### INSTRUCTION
Write out every line exactly, from the start of the records below to the line with "import plotly.graph_objects as go", and stop there. Don't write out the pictures.

[Figure scripts]
>> start

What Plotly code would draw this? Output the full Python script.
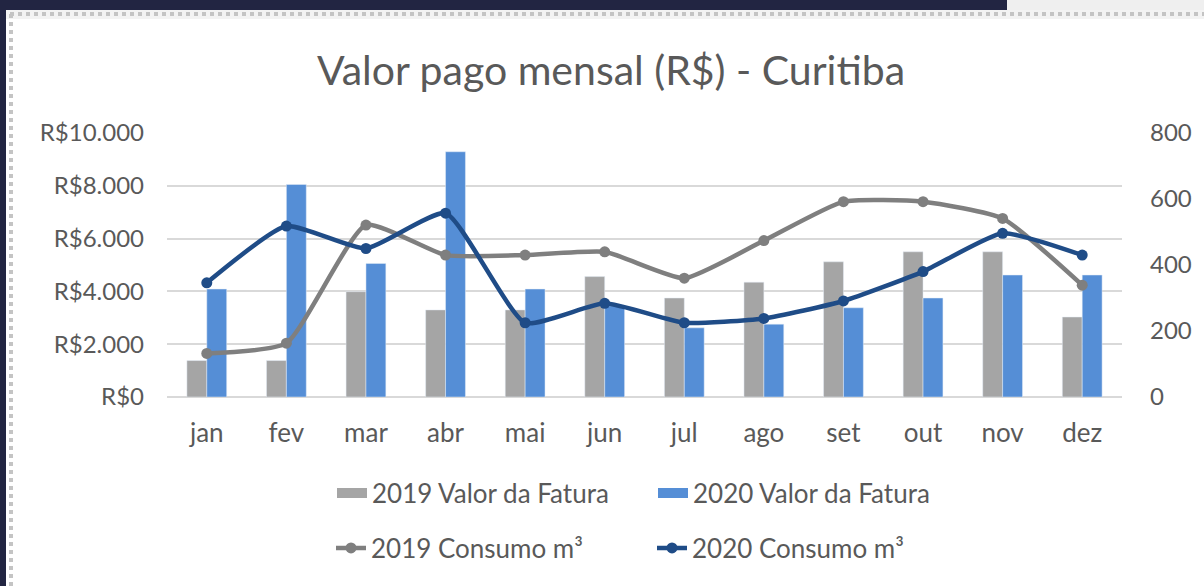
import plotly.graph_objects as go

months = ["jan", "fev", "mar", "abr", "mai", "jun", "jul", "ago", "set", "out", "nov", "dez"]
fatura_2019 = [1380, 1380, 3990, 3300, 3300, 4560, 3750, 4350, 5120, 5500, 5500, 3030]
fatura_2020 = [4090, 8050, 5060, 9290, 4090, 3450, 2620, 2760, 3380, 3750, 4620, 4620]
consumo_2019 = [132, 163, 521, 430, 430, 440, 360, 474, 592, 592, 541, 339]
consumo_2020 = [346, 518, 450, 557, 225, 284, 225, 238, 291, 380, 496, 430]
left_ticks = [0, 2000, 4000, 6000, 8000, 10000]
left_ticktext = ["R$" + f"{v:,}".replace(",", ".") for v in left_ticks]
right_ticks = [0, 200, 400, 600, 800]

FONT = "Lato"
TXT = "#595959"
C19_BAR, C20_BAR = "#a5a5a5", "#558ed6"
C19_LINE, C20_LINE = "#7f7f7f", "#1f4c87"

# plot area in pixels
PL, PR, PT, PB = 167, 1122, 133, 397
W, H = 1204, 586


def px(x):
    return (x - PL) / (PR - PL)


def py(y):
    return (PB - y) / (PB - PT)


fig = go.Figure()
fig.add_trace(go.Bar(x=months, y=fatura_2019, name="2019 Valor da Fatura",
                     marker_color=C19_BAR, showlegend=False))
fig.add_trace(go.Bar(x=months, y=fatura_2020, name="2020 Valor da Fatura",
                     marker_color=C20_BAR, showlegend=False))
fig.add_trace(go.Scatter(x=months, y=consumo_2019, name="2019 Consumo m³", yaxis="y2",
                         mode="lines+markers", line=dict(color=C19_LINE, width=4.5, shape="spline", smoothing=0.5),
                         marker=dict(size=11, color=C19_LINE), legend="legend2"))
fig.add_trace(go.Scatter(x=months, y=consumo_2020, name="2020 Consumo m³", yaxis="y2",
                         mode="lines+markers", line=dict(color=C20_LINE, width=4.5, shape="spline", smoothing=0.5),
                         marker=dict(size=11, color=C20_LINE), legend="legend2"))
# legend keys for the bars (wide rectangles, as in the reference)
for name, col in [("2019 Valor da Fatura", C19_BAR), ("2020 Valor da Fatura", C20_BAR)]:
    fig.add_trace(go.Scatter(x=[None], y=[None], mode="lines", name=name,
                             line=dict(color=col, width=18), legend="legend", hoverinfo="skip"))

shapes = [
    dict(type="rect", xref="paper", yref="paper", x0=px(6), x1=px(W + 5), y0=py(10), y1=py(H + 5),
         fillcolor="white", line_width=0, layer="below"),
    dict(type="rect", xref="paper", yref="paper", x0=px(1007), x1=px(W + 5), y0=py(-5), y1=py(10),
         fillcolor="#efefef", line_width=0, layer="below"),
    dict(type="rect", xref="paper", yref="paper", x0=px(6), x1=px(W + 5), y0=py(10), y1=py(19),
         fillcolor="#f3f3f3", line_width=0, layer="below"),
    dict(type="line", xref="paper", yref="paper", x0=px(10), x1=px(W + 5), y0=py(14), y1=py(14),
         line=dict(color="#c4c4c4", width=4, dash="dot"), layer="below"),
    dict(type="line", xref="paper", yref="paper", x0=px(11), x1=px(11), y0=py(14), y1=py(H + 5),
         line=dict(color="#c4c4c4", width=4, dash="dot"), layer="below"),
]

legend_common = dict(orientation="h", xanchor="left", yanchor="middle",
                     font=dict(size=26, color=TXT, family=FONT), bgcolor="rgba(0,0,0,0)",
                     traceorder="normal", entrywidth=276, entrywidthmode="pixels")

fig.update_layout(
    width=W, height=H,
    margin=dict(l=PL, r=W - PR, t=PT, b=H - PB, autoexpand=False),
    paper_bgcolor="#222542",
    plot_bgcolor="white",
    font=dict(family=FONT, color=TXT),
    title=dict(text="Valor pago mensal (R$) - Curitiba", x=px(611), xref="paper", xanchor="center",
               y=1 - 71 / H, yref="container", yanchor="middle",
               font=dict(family=FONT, size=41, color=TXT)),
    barmode="group", bargap=0.5, bargroupgap=0,
    xaxis=dict(range=[-0.5, len(months) - 0.5], showgrid=False, showline=False, ticks="",
               ticklabelstandoff=18, tickfont=dict(size=26, color=TXT, family=FONT)),
    yaxis=dict(range=[0, 10000], tickvals=left_ticks, ticktext=left_ticktext,
               showgrid=True, gridcolor="#d9d9d9", gridwidth=1.5,
               zeroline=True, zerolinecolor="#d9d9d9", zerolinewidth=1.5,
               ticks="", ticklabelstandoff=22, tickfont=dict(size=24, color=TXT, family=FONT)),
    yaxis2=dict(range=[0, 800], tickvals=right_ticks, overlaying="y", side="right",
                showgrid=False, zeroline=False, ticks="", ticklabelstandoff=27,
                tickfont=dict(size=24, color=TXT, family=FONT)),
    legend=dict(x=px(332), y=py(493), **legend_common),
    legend2=dict(x=px(331), y=py(548), **legend_common),
    shapes=shapes,
    showlegend=True,
)

fig.write_html("out.html", config={"displayModeBar": False},
               post_script="document.body.style.margin='0';")
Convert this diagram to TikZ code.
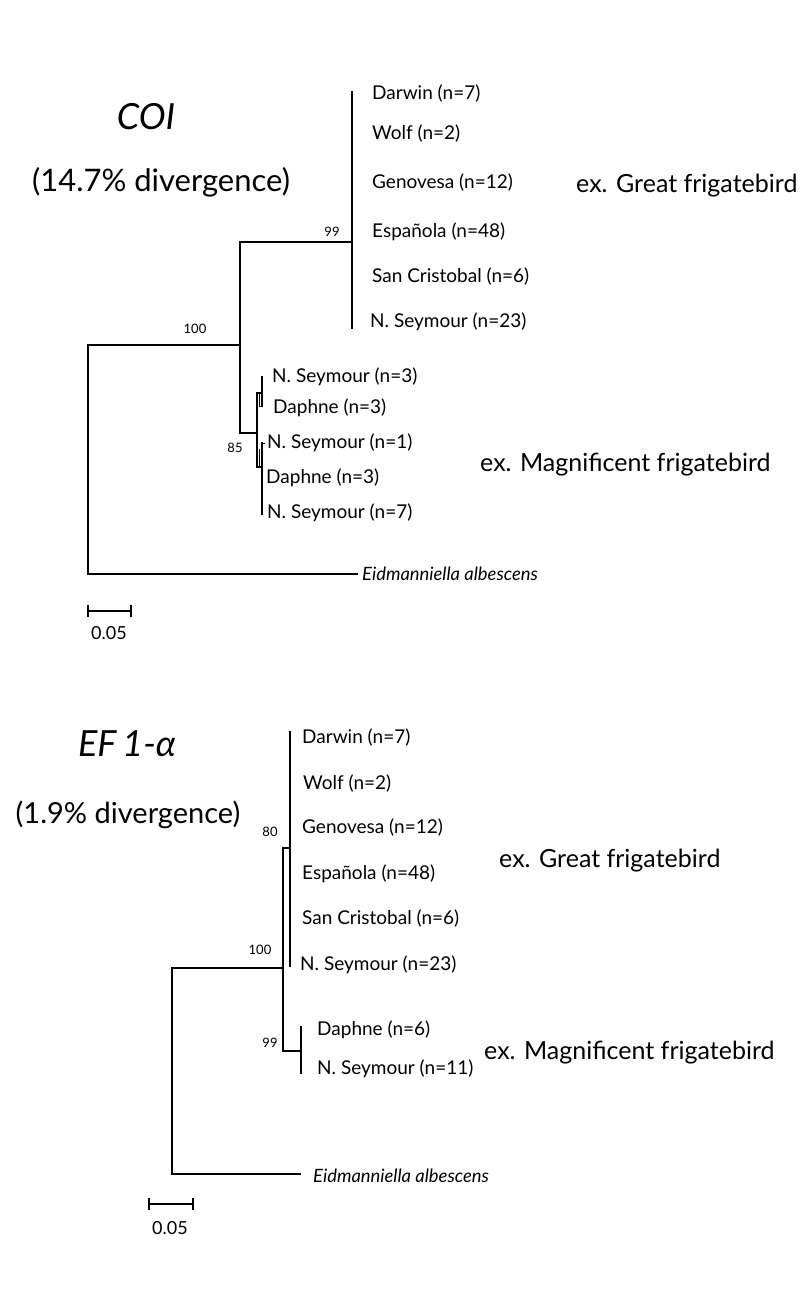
\documentclass[tikz,border=0pt]{standalone}
\usepackage{fontspec}
\setmainfont{Lato}
\usetikzlibrary{calc}
\begin{document}
\begin{tikzpicture}[x=1pt,y=-1pt,
  br/.style={line width=1.7pt, line cap=rect},
  thin/.style={line width=0.8pt},
  leaf/.style={anchor=west, inner sep=0pt, font=\fontsize{19}{19}\selectfont},
  boot/.style={inner sep=0pt, font=\fontsize{13}{13}\selectfont},
  scl/.style={inner sep=0pt, font=\fontsize{18}{18}\selectfont},
  big/.style={anchor=west, inner sep=0pt, font=\fontsize{25}{25}\selectfont},
  title/.style={inner sep=0pt, font=\fontsize{36}{36}\selectfont\itshape},
  og/.style={anchor=west, inner sep=0pt, font=\fontsize{18.4}{18.4}\selectfont\itshape}]
\useasboundingbox[fill=white] (0,0) rectangle (804,1303);

% ================= COI =================
\node[title] (t1) at (146,117) {COI};
\node[inner sep=0pt, font=\fontsize{31}{31}\selectfont] (d1) at (161,182) {(14.7\% divergence)};

\coordinate (a-root) at (88,345);
\coordinate (a-rootb) at (88,574);
\coordinate (a-og) at (357,574);
\coordinate (a-n100) at (240,345);
\coordinate (a-n100t) at (240,242);
\coordinate (a-n100b) at (240,433);
\coordinate (a-nG) at (352,242);
\coordinate (a-Gt) at (352,92);
\coordinate (a-Gb) at (352,328);
\coordinate (a-nM) at (257,433);
\coordinate (a-Mt) at (257,393);
\coordinate (a-Mb) at (257,467);
\coordinate (a-m1) at (262,393);
\coordinate (a-m1t) at (262,377);
\coordinate (a-m1b) at (262,406);
\coordinate (a-m2) at (262,467);
\coordinate (a-m2t) at (262,443);
\coordinate (a-m2b) at (262,514);

\draw[br] (a-og) -- (a-rootb) -- (a-root) -- (a-n100);
\draw[br] (a-n100b) -- (a-n100t) -- (a-nG);
\draw[br] (a-Gt) -- (a-Gb);
\draw[br] (a-n100b) -- (a-nM);
\draw[br] (a-Mt) -- (a-Mb);
\draw[br] (a-Mt) -- (a-m1);
\draw[br] (a-m1t) -- (a-m1b);
\draw[thin] (259,393) -- (259,406) -- (a-m1b);
\draw[br] (a-Mb) -- (a-m2);
\draw[br] (a-m2t) -- (a-m2b);
\draw[thin] (a-m2t) -- (265,443);
\draw[thin] (259.3,449) -- (259.3,467);

\node[boot] (b99a) at (332,232) {99};
\node[boot] (b100a) at (195,329) {100};
\node[boot] (b85a) at (235,448) {85};

\node[leaf] (l1) at (372,94) {Darwin (n=7)};
\node[leaf] (l2) at (372,134) {Wolf (n=2)};
\node[leaf] (l3) at (372,183) {Genovesa (n=12)};
\node[leaf] (l4) at (372,232) {Española (n=48)};
\node[leaf] (l5) at (372,277) {San Cristobal (n=6)};
\node[leaf] (l6) at (370,322) {N. Seymour (n=23)};

\node[leaf] (l7) at (272,377) {N. Seymour (n=3)};
\node[leaf] (l8) at (273,408) {Daphne (n=3)};
\node[leaf] (l9) at (267,443) {N. Seymour (n=1)};
\node[leaf] (l10) at (266,478) {Daphne (n=3)};
\node[leaf] (l11) at (267,513) {N. Seymour (n=7)};

\node[og] (oga) at (362,574) {Eidmanniella albescens};

\node[big] (g1) at (576,186) {ex. Great frigatebird};
\node[big] (mg1) at (480,465) {ex. Magnificent frigatebird};

\coordinate (sa1) at (88,611);
\coordinate (sa2) at (131,611);
\draw[br] (sa1) -- (sa2);
\draw[br] ($(sa1)+(0,-5)$) -- ($(sa1)+(0,5)$);
\draw[br] ($(sa2)+(0,-5)$) -- ($(sa2)+(0,5)$);
\node[scl] (sca) at (109,633) {0.05};

% ================= EF1-alpha =================
\node[title] (t2) at (127,744) {EF\,1-α};
\node[inner sep=0pt, font=\fontsize{29}{29}\selectfont] (d2) at (128,815) {(1.9\% divergence)};

\coordinate (b-root) at (172,968);
\coordinate (b-rootb) at (172,1174);
\coordinate (b-og) at (300,1174);
\coordinate (b-n100) at (283,968);
\coordinate (b-n100t) at (283,848);
\coordinate (b-n100b) at (283,1051);
\coordinate (b-nG) at (290,848);
\coordinate (b-Gt) at (290,732);
\coordinate (b-Gb) at (290,966);
\coordinate (b-nM) at (301,1051);
\coordinate (b-Mt) at (301,1027);
\coordinate (b-Mb) at (301,1073);

\draw[br] (b-og) -- (b-rootb) -- (b-root) -- (b-n100);
\draw[br] (b-n100t) -- (b-n100b);
\draw[br] (b-n100t) -- (b-nG);
\draw[br] (b-Gt) -- (b-Gb);
\draw[br] (b-n100b) -- (b-nM);
\draw[br] (b-Mt) -- (b-Mb);

\node[boot] (b80b) at (270,832) {80};
\node[boot] (b100b) at (260,950) {100};
\node[boot] (b99b) at (270,1043) {99};

\node[leaf] (k1) at (302,738) {Darwin (n=7)};
\node[leaf] (k2) at (303,784) {Wolf (n=2)};
\node[leaf] (k3) at (302,828) {Genovesa (n=12)};
\node[leaf] (k4) at (302,874) {Española (n=48)};
\node[leaf] (k5) at (302,919) {San Cristobal (n=6)};
\node[leaf] (k6) at (300,965) {N. Seymour (n=23)};
\node[leaf] (k7) at (317,1030) {Daphne (n=6)};
\node[leaf] (k8) at (317,1069) {N. Seymour (n=11)};

\node[og] (ogb) at (313,1176) {Eidmanniella albescens};

\node[big] (g2) at (499,861) {ex. Great frigatebird};
\node[big] (mg2) at (484,1053) {ex. Magnificent frigatebird};

\coordinate (sb1) at (149,1204);
\coordinate (sb2) at (193,1204);
\draw[br] (sb1) -- (sb2);
\draw[br] ($(sb1)+(0,-5)$) -- ($(sb1)+(0,5)$);
\draw[br] ($(sb2)+(0,-5)$) -- ($(sb2)+(0,5)$);
\node[scl] (scb) at (170,1228) {0.05};
\end{tikzpicture}
\end{document}
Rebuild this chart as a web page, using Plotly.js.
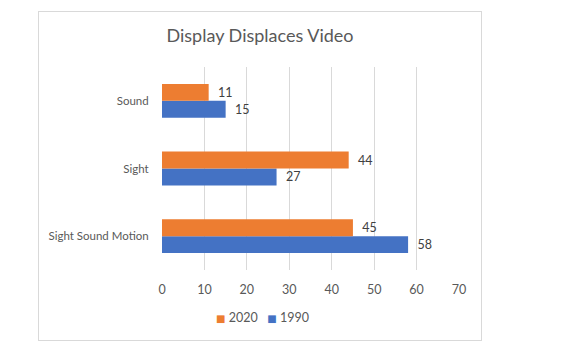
<!DOCTYPE html>
<html><head><meta charset="utf-8">
<script src="https://cdn.plot.ly/plotly-3.0.1.min.js"></script>
<style>
html,body{margin:0;padding:0;background:#fff;width:563px;height:356px;overflow:hidden;}
#frame{position:absolute;left:38px;top:11px;width:444px;height:330px;border:1px solid #d9d9d9;box-sizing:border-box;}
#chart{width:442px;height:328px;}
</style></head>
<body>
<div id="frame"><div id="chart"></div></div>
<script>
const categories = ['Sight Sound Motion', 'Sight', 'Sound'];
const values1990 = [58, 27, 15];
const values2020 = [45, 44, 11];
const seriesNames = ['1990', '2020'];
const seriesColors = ['#4472C4', '#ED7D31'];
const xTicks = [0, 10, 20, 30, 40, 50, 60, 70];

const FONT = 'Lato, "Open Sans", sans-serif';
const traces = [
  {type:'bar', orientation:'h', name:seriesNames[0], y:categories, x:values1990,
   marker:{color:seriesColors[0]}, texttemplate:'\u00a0\u00a0%{x}', textposition:'outside',
   cliponaxis:false, textfont:{family:FONT, size:12.5, color:'#404040'}, hoverinfo:'none'},
  {type:'bar', orientation:'h', name:seriesNames[1], y:categories, x:values2020,
   marker:{color:seriesColors[1]}, texttemplate:'\u00a0\u00a0%{x}', textposition:'outside',
   cliponaxis:false, textfont:{family:FONT, size:12.5, color:'#404040'}, hoverinfo:'none'}
];
// legend drawn as text (2020 first, then 1990)
const legendText = [1, 0].map(i =>
  '<span style="color:' + seriesColors[i] + ';font-family:DejaVu Sans;font-size:10px">\u25A0\u00a0</span>' + seriesNames[i]
).join('\u00a0\u00a0\u00a0');

const layout = {
  width:442, height:328,
  margin:{l:123, r:22, t:55, b:70},
  paper_bgcolor:'#fff', plot_bgcolor:'#fff',
  font:{family:FONT, color:'#595959', size:12},
  title:{text:'Display Displaces Video', font:{family:FONT, size:18, color:'#595959'},
         x:0.5, xref:'container', xanchor:'center', y:0.927, yref:'container', yanchor:'middle'},
  barmode:'group', bargap:0.5, bargroupgap:0,
  xaxis:{range:[0,70], tickvals:xTicks, showgrid:true, gridcolor:'#d9d9d9', gridwidth:1,
         zeroline:false, showline:false, ticks:'outside', ticklen:8, tickcolor:'rgba(0,0,0,0)',
         tickfont:{family:FONT, size:12.5, color:'#595959'}, fixedrange:true},
  yaxis:{type:'category', categoryorder:'array', categoryarray:categories,
         showgrid:false, zeroline:false, showline:false, ticks:'outside', ticklen:10,
         tickcolor:'rgba(0,0,0,0)', tickfont:{family:FONT, size:11.5, color:'#595959'}, fixedrange:true},
  showlegend:false,
  annotations:[{text:legendText, xref:'paper', yref:'paper', x:0.337, y:-0.236,
                xanchor:'center', yanchor:'middle', showarrow:false,
                font:{family:FONT, size:12.5, color:'#595959'}}]
};
Plotly.newPlot('chart', traces, layout, {displayModeBar:false, staticPlot:true});
</script>
</body></html>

>> end

### EXERCISE SOLUTION
What Plotly code would draw this? Output the full Python script.
import plotly.graph_objects as go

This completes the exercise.